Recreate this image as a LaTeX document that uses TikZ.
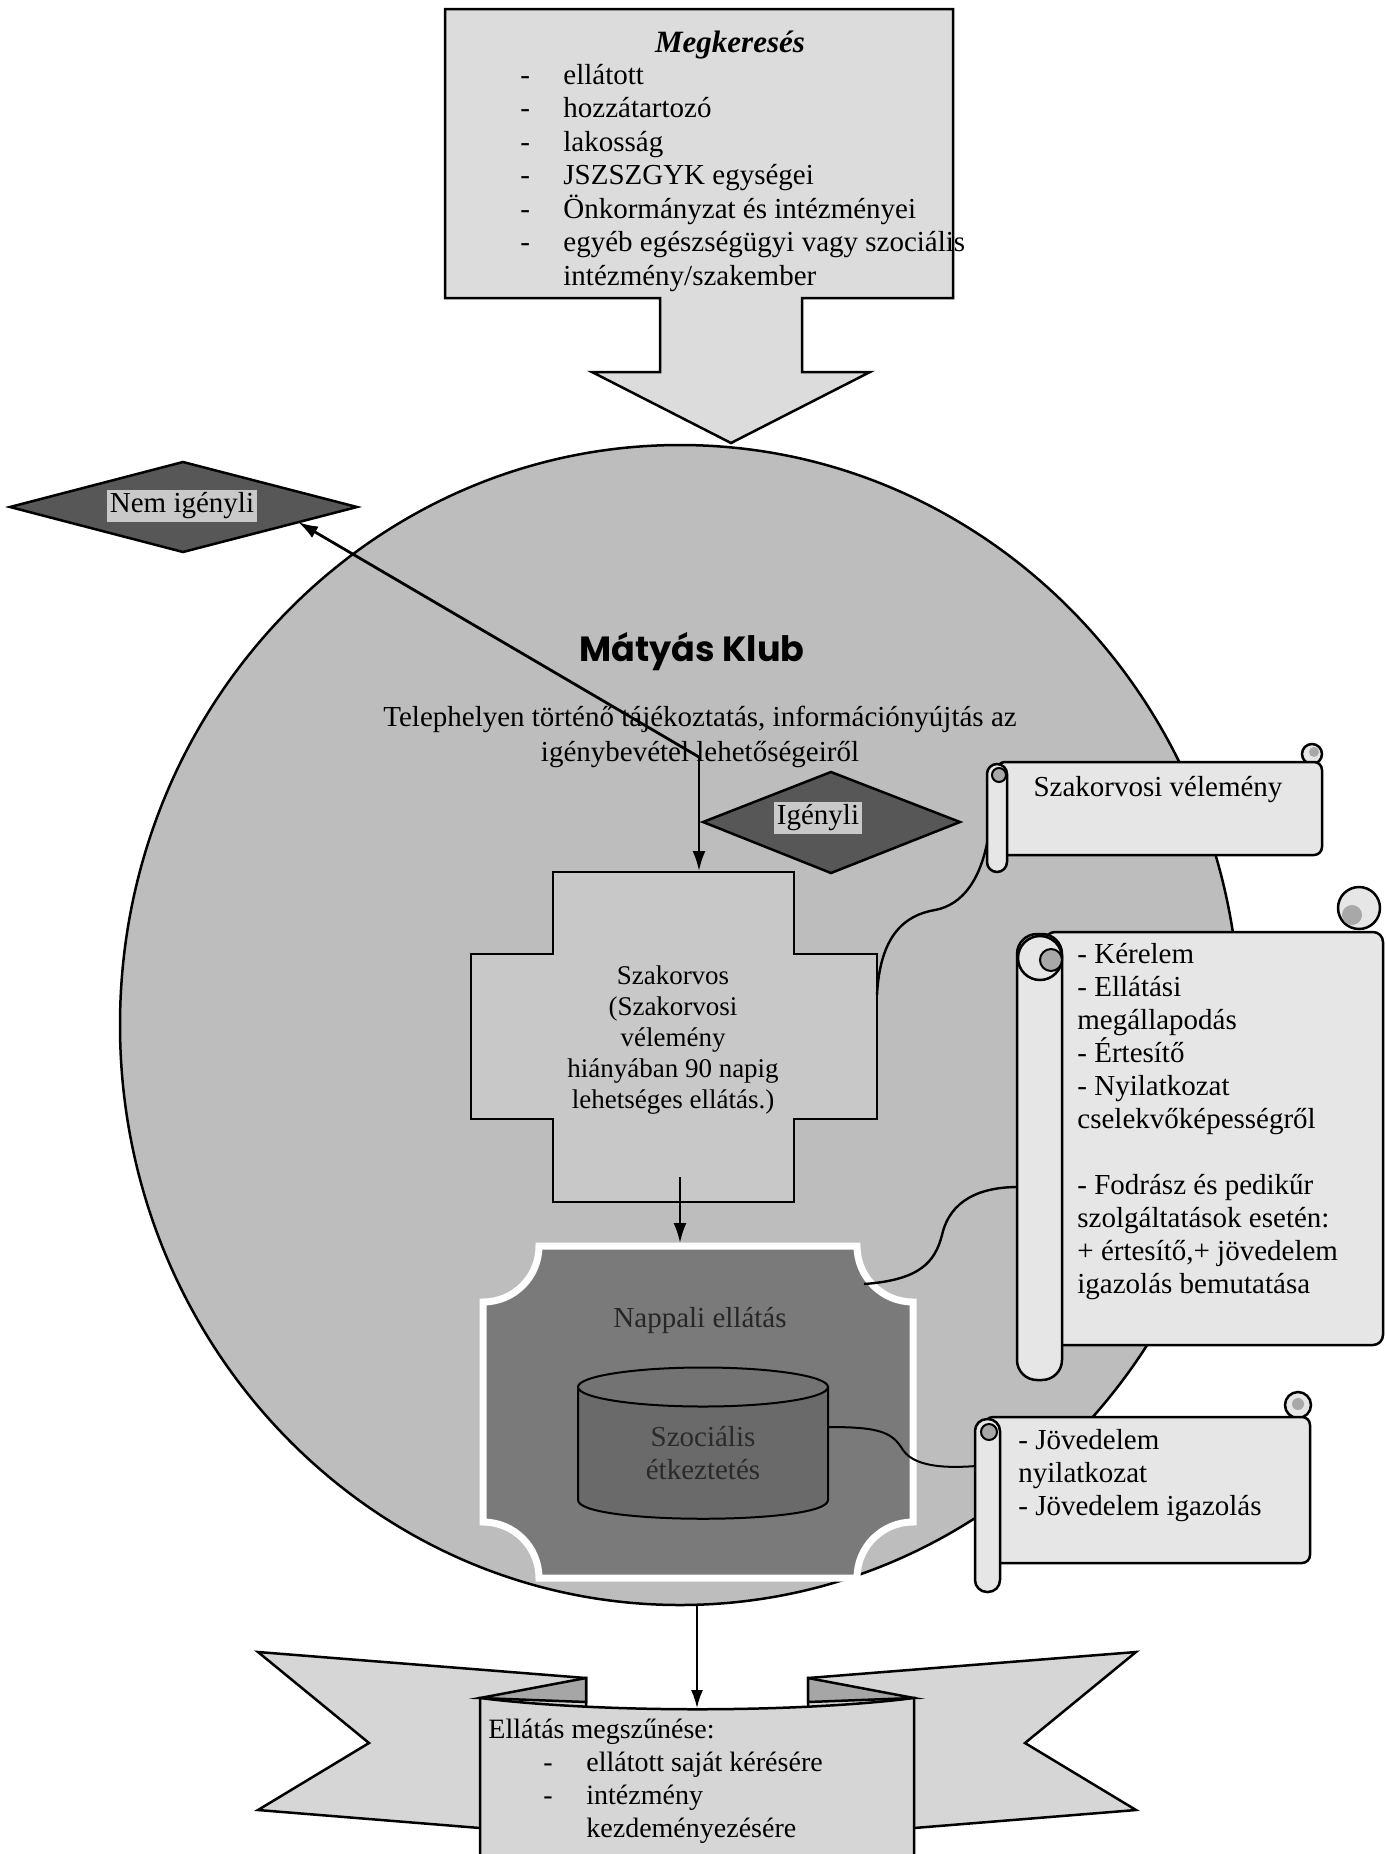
\documentclass[tikz,border=0pt]{standalone}
\usepackage{fontspec}
\setmainfont{Liberation Serif}
\newfontfamily\titlefont{Poppins}
\usetikzlibrary{arrows.meta}
\definecolor{ovalc}{HTML}{BDBDBD}
\definecolor{boxc}{HTML}{DCDCDC}
\definecolor{scrollc}{HTML}{E6E6E6}
\definecolor{curlc}{HTML}{A8A8A8}
\definecolor{diamc}{HTML}{575757}
\definecolor{tagc}{HTML}{C9C9C9}
\definecolor{crossc}{HTML}{C8C8C8}
\definecolor{dayc}{HTML}{7A7A7A}
\definecolor{cylc}{HTML}{6A6A6A}
\definecolor{cyltop}{HTML}{737373}
\definecolor{ribc}{HTML}{D6D6D6}
\definecolor{foldc}{HTML}{A6A6A6}
\definecolor{dimtext}{HTML}{2A2A2A}
\begin{document}
\begin{tikzpicture}[x=0.5pt,y=-0.5pt,
  outline/.style={draw=black,line width=1.25pt},
  conn/.style={draw=black,line width=1.2pt},
  arr/.style={conn,-{Latex[length=10pt,width=6.5pt]}},
  txt/.style={inner sep=0pt,font=\fontsize{14.5}{16.75}\selectfont},
  tag/.style={fill=tagc,inner sep=1.5pt,font=\fontsize{14.5}{16.75}\selectfont},
  curl/.style={draw=black,line width=1pt,fill=curlc},
  ]
\useasboundingbox (0,0) rectangle (1386,1854);
\fill[white] (0,0) rectangle (1386,1854);
\clip (0,0) rectangle (1386,1854);

% big oval
\draw[outline,fill=ovalc] (680,1025) ellipse [x radius=280pt, y radius=290pt];
\coordinate (ovbot) at (697,1604);

% top callout
\draw[outline,fill=boxc] (445,9) -- (953,9) -- (953,298) -- (802,298) -- (802,372) -- (870,372)
  -- (731,443) -- (592,372) -- (660,372) -- (660,298) -- (445,298) -- cycle;
\node[txt,font=\fontsize{15.5}{18}\selectfont\bfseries\itshape] (megk) at (730,45) {Megkeresés};
\node[txt,anchor=west] (megklist) at (520,178) {\begin{tabular}{@{}p{21.5pt}@{}l@{}}
-&ellátott\\
-&hozzátartozó\\
-&lakosság\\
-&JSZSZGYK egységei\\
-&Önkormányzat és intézményei\\
-&egyéb egészségügyi vagy szociális\\
&intézmény/szakember
\end{tabular}};

% title and info
\node[txt,font=\titlefont\bfseries\fontsize{17.5}{20}\selectfont] (title) at (692,652) {Mátyás Klub};
\node[txt,align=center,font=\fontsize{14.5}{17.5}\selectfont] (info) at (700,737)
  {Telephelyen történő tájékoztatás, információnyújtás az\\igénybevétel lehetőségeiről};

% diamonds
\draw[outline,fill=diamc] (10,507) -- (183,462) -- (357,507) -- (183,552) -- cycle;
\node[tag] (nem) at (182,506) {Nem igényli};
\coordinate (nemtip) at (298,522);
\draw[outline,fill=diamc] (703,822) -- (831,772) -- (960,822) -- (831,873) -- cycle;
\node[tag] (igeny) at (818,818) {Igényli};

% cross
\draw[outline,fill=crossc] (553,872) -- (794,872) -- (794,954) -- (877,954) -- (877,1119) -- (794,1119)
  -- (794,1202) -- (553,1202) -- (553,1119) -- (471,1119) -- (471,954) -- (553,954) -- cycle;
\node[txt,align=center,font=\fontsize{13.5}{15.5}\selectfont] (szak) at (673,1040)
  {Szakorvos\\(Szakorvosi\\vélemény\\hiányában 90 napig\\lehetséges ellátás.)};
\coordinate (crosstop) at (699,871);
\coordinate (crossR) at (877,995);
\coordinate (crossbot) at (680,1177);

% flow arrows at top
\coordinate (J) at (699,757);
\draw[arr,line width=1.4pt] (J) -- (nemtip);
\draw[arr] (J) -- (crosstop);

% Nappali
\path[fill=dayc,draw=white,line width=3.5pt] (539,1246) -- (857,1246)
  .. controls (857,1277) and (882,1302) .. (913,1302) -- (913,1522)
  .. controls (882,1522) and (857,1547) .. (857,1578) -- (539,1578)
  .. controls (539,1547) and (514,1522) .. (483,1522) -- (483,1302)
  .. controls (514,1302) and (539,1277) .. (539,1246) -- cycle;
\node[txt,text=black!85] (day) at (700,1320) {Nappali ellátás};
\coordinate (daytop) at (680,1243);
\coordinate (dayR) at (864,1284);
\draw[arr] (crossbot) -- (daytop);

% cylinder
\draw[draw=black,line width=1pt,fill=cylc] (578,1387) -- (578,1500) .. controls (578,1525) and (828,1525) .. (828,1500) -- (828,1387) -- cycle;
\draw[draw=black,line width=1pt,fill=cyltop] (703,1387) ellipse [x radius=62.5pt,y radius=9.75pt];
\node[txt,align=center,text=dimtext] (soc) at (703,1453) {Szociális\\étkeztetés};
\coordinate (cylR) at (828,1427);

% connectors to scrolls
\coordinate (s1in) at (989,832);
\coordinate (s2in) at (1018,1187);
\coordinate (s3in) at (976,1466);
\draw[conn] (crossR) .. controls (880,935) and (905,915) .. (935,910) .. controls (962,905) and (982,880) .. (s1in);
\draw[conn] (dayR) .. controls (920,1280) and (935,1262) .. (942,1235) .. controls (950,1200) and (980,1187) .. (s2in);
\draw[conn,line width=1pt] (cylR) .. controls (880,1427) and (892,1432) .. (903,1450) .. controls (915,1468) and (950,1468) .. (s3in);

% scroll 1
\draw[outline,fill=scrollc] (1312,754) circle[radius=5pt];
\draw[outline,fill=scrollc,rounded corners=4pt] (997,762) rectangle (1322,855);
\fill[curlc] (1314,752) circle[radius=2.5pt];
\draw[outline,fill=scrollc,rounded corners=5pt] (987,764) rectangle (1007,872);
\draw[curl] (999,775) circle[radius=3.5pt];
\node[txt] (opin) at (1158,790) {Szakorvosi vélemény};

% scroll 2
\draw[outline,fill=scrollc] (1359,908) circle[radius=10.5pt];
\draw[outline,fill=scrollc,rounded corners=5pt] (1045,932) rectangle (1383,1345);
\fill[curlc] (1352,915) circle[radius=5pt];
\draw[outline,fill=scrollc,rounded corners=10pt] (1017,934) rectangle (1062,1380);
\draw[outline,fill=scrollc] (1040,958) circle[radius=11pt];
\draw[curl] (1051,960) circle[radius=5.5pt];
\node[txt,anchor=west,align=left,font=\fontsize{14.5}{16.5}\selectfont] (docs) at (1077,1122)
  {- Kérelem\\- Ellátási\\megállapodás\\- Értesítő\\- Nyilatkozat\\cselekvőképességről\\[16.5pt]- Fodrász és pedikűr\\szolgáltatások esetén:\\+ értesítő,+ jövedelem\\igazolás bemutatása};

% scroll 3
\draw[outline,fill=scrollc] (1298,1405) circle[radius=6.5pt];
\draw[outline,fill=scrollc,rounded corners=4pt] (985,1417) rectangle (1310,1563);
\fill[curlc] (1298,1404) circle[radius=3pt];
\draw[outline,fill=scrollc,rounded corners=6pt] (975,1419) rectangle (1000,1592);
\draw[curl] (989,1432) circle[radius=4pt];
\node[txt,anchor=west,align=left,font=\fontsize{14.5}{16.5}\selectfont] (inc) at (1018,1476)
  {- Jövedelem\\nyilatkozat\\- Jövedelem igazolás};

% ribbon
\draw[outline,fill=ribc] (258,1652) -- (586,1678) -- (586,1835) -- (480,1828) -- (258,1810) -- (369,1743) -- cycle;
\draw[outline,fill=ribc] (1136,1652) -- (808,1678) -- (808,1835) -- (914,1828) -- (1136,1810) -- (1025,1743) -- cycle;
\draw[outline,fill=foldc] (480,1698) -- (586,1678) -- (586,1702) -- cycle;
\draw[outline,fill=foldc] (914,1698) -- (808,1678) -- (808,1702) -- cycle;
\draw[outline,fill=ribc] (480,1698) .. controls (600,1713) and (795,1713) .. (914,1698) -- (914,1880) -- (480,1880) -- cycle;
\coordinate (ribtop) at (697,1708);
\draw[conn,line width=0.9pt,-{Latex[length=9pt,width=6pt]}] (ovbot) -- (ribtop);
\node[txt,anchor=west,font=\fontsize{14}{16.5}\selectfont] (ending) at (488,1781)
  {\begin{tabular}{@{}p{27.5pt}@{}p{21.5pt}@{}l@{}}
  \multicolumn{3}{@{}l@{}}{Ellátás megszűnése:}\\
  &-&ellátott saját kérésére\\
  &-&intézmény\\
  &&kezdeményezésére
  \end{tabular}};
\end{tikzpicture}
\end{document}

**WRITTEN PROBLEM**
Extract, word for word, each line from the top of the data down to and including the line with "(ovbot) at (697,1604);"; skip the pictures.

**ANSWER TO THE PROBLEM**
Recreate this image as a LaTeX document that uses TikZ.
\documentclass[tikz,border=0pt]{standalone}
\usepackage{fontspec}
\setmainfont{Liberation Serif}
\newfontfamily\titlefont{Poppins}
\usetikzlibrary{arrows.meta}
\definecolor{ovalc}{HTML}{BDBDBD}
\definecolor{boxc}{HTML}{DCDCDC}
\definecolor{scrollc}{HTML}{E6E6E6}
\definecolor{curlc}{HTML}{A8A8A8}
\definecolor{diamc}{HTML}{575757}
\definecolor{tagc}{HTML}{C9C9C9}
\definecolor{crossc}{HTML}{C8C8C8}
\definecolor{dayc}{HTML}{7A7A7A}
\definecolor{cylc}{HTML}{6A6A6A}
\definecolor{cyltop}{HTML}{737373}
\definecolor{ribc}{HTML}{D6D6D6}
\definecolor{foldc}{HTML}{A6A6A6}
\definecolor{dimtext}{HTML}{2A2A2A}
\begin{document}
\begin{tikzpicture}[x=0.5pt,y=-0.5pt,
  outline/.style={draw=black,line width=1.25pt},
  conn/.style={draw=black,line width=1.2pt},
  arr/.style={conn,-{Latex[length=10pt,width=6.5pt]}},
  txt/.style={inner sep=0pt,font=\fontsize{14.5}{16.75}\selectfont},
  tag/.style={fill=tagc,inner sep=1.5pt,font=\fontsize{14.5}{16.75}\selectfont},
  curl/.style={draw=black,line width=1pt,fill=curlc},
  ]
\useasboundingbox (0,0) rectangle (1386,1854);
\fill[white] (0,0) rectangle (1386,1854);
\clip (0,0) rectangle (1386,1854);

% big oval
\draw[outline,fill=ovalc] (680,1025) ellipse [x radius=280pt, y radius=290pt];
\coordinate (ovbot) at (697,1604);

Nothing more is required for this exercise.